There's actually two copies of 2222
here. The first is the literal "2222"
, which is stored in the program binary and not freed until the OS cleans up the program; the other has a more complicated journey. It starts on this line, which makes a copy of the literal, places it on the heap in a new allocation, and stores a pointer to that heap allocation within the String
structure on the stack:
let mut new_str: String = String::from("2222");
You then make a mutable reference to the String
, which in turn still contains a pointer to the heap allocation and pass that into do_something
:
do_something(s, &mut new_str);
This, in turn takes a different String
value (pointing to a different heap allocation) and overwrites the original String
:
*new_str = s;
Immediately before the write actually happens, the original String
value is dropped because it is no longer reachable— &mut
references guarantee that there is no other way to access the value that they point at.
String
doesn't have a Drop
implementation itself, but contains a Vec<u8>
which actually manages the heap allocation. This gets dropped as part of the process of dropping the String
, and Vec
does implement Drop
, which drops all of the elements in the vector, but doesn't yet free the heap memory.

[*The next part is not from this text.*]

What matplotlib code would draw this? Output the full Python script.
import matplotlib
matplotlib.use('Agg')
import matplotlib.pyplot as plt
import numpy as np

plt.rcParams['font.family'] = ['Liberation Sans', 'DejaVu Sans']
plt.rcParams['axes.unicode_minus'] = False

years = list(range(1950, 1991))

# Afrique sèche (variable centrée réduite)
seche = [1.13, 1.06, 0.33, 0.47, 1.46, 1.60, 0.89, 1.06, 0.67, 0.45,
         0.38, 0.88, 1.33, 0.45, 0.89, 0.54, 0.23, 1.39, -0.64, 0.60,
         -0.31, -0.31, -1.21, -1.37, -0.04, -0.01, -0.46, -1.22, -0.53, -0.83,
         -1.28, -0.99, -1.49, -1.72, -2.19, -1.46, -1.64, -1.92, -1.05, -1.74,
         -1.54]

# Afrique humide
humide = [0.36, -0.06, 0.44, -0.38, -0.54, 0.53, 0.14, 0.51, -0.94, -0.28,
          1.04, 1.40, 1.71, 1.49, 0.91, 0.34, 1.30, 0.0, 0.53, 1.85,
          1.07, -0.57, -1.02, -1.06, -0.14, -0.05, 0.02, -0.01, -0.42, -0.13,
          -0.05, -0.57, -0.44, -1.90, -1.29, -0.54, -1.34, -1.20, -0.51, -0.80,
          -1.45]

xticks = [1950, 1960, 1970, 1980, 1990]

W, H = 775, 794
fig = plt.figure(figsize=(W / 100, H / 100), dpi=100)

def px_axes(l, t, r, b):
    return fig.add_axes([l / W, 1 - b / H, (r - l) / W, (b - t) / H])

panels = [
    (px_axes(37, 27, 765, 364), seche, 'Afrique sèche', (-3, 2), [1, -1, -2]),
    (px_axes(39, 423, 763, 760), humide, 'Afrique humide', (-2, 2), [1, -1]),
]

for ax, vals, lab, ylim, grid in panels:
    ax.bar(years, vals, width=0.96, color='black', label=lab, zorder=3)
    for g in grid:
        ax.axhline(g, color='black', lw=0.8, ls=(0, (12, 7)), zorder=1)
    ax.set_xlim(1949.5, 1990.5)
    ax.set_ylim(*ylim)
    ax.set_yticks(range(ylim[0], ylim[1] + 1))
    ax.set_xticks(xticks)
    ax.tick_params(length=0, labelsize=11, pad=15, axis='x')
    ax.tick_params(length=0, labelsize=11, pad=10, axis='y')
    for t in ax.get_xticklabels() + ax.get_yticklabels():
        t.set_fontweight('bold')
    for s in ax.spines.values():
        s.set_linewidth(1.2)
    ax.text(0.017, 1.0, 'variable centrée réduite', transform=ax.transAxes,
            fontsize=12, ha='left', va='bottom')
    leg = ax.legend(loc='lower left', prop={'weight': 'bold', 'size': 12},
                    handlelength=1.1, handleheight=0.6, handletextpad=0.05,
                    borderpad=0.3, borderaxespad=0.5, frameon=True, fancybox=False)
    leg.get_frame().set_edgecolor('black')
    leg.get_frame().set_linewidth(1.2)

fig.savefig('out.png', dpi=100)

Vec
contains a field of type RawVec
which gets dropped after Vec::drop()
is run, and it's RawVec
's Drop
implementation that actually frees the heap memory that contains 2222
.
The memory for the String
struct itself is reused to hold the newly-assigned String
, and will be dropped when the variable new_str
leaves scope at the end of main
, freeing the memory for 1111
by a similar process.
For a more detailed explanation of how all this works under the hood, the Nomicon contains a chapter describing how Vec
works in detail. From a user's perspective, however, you just need to remember that assigning to a place that's already occupied will drop whatever was there before the assignment, as @nerditation says.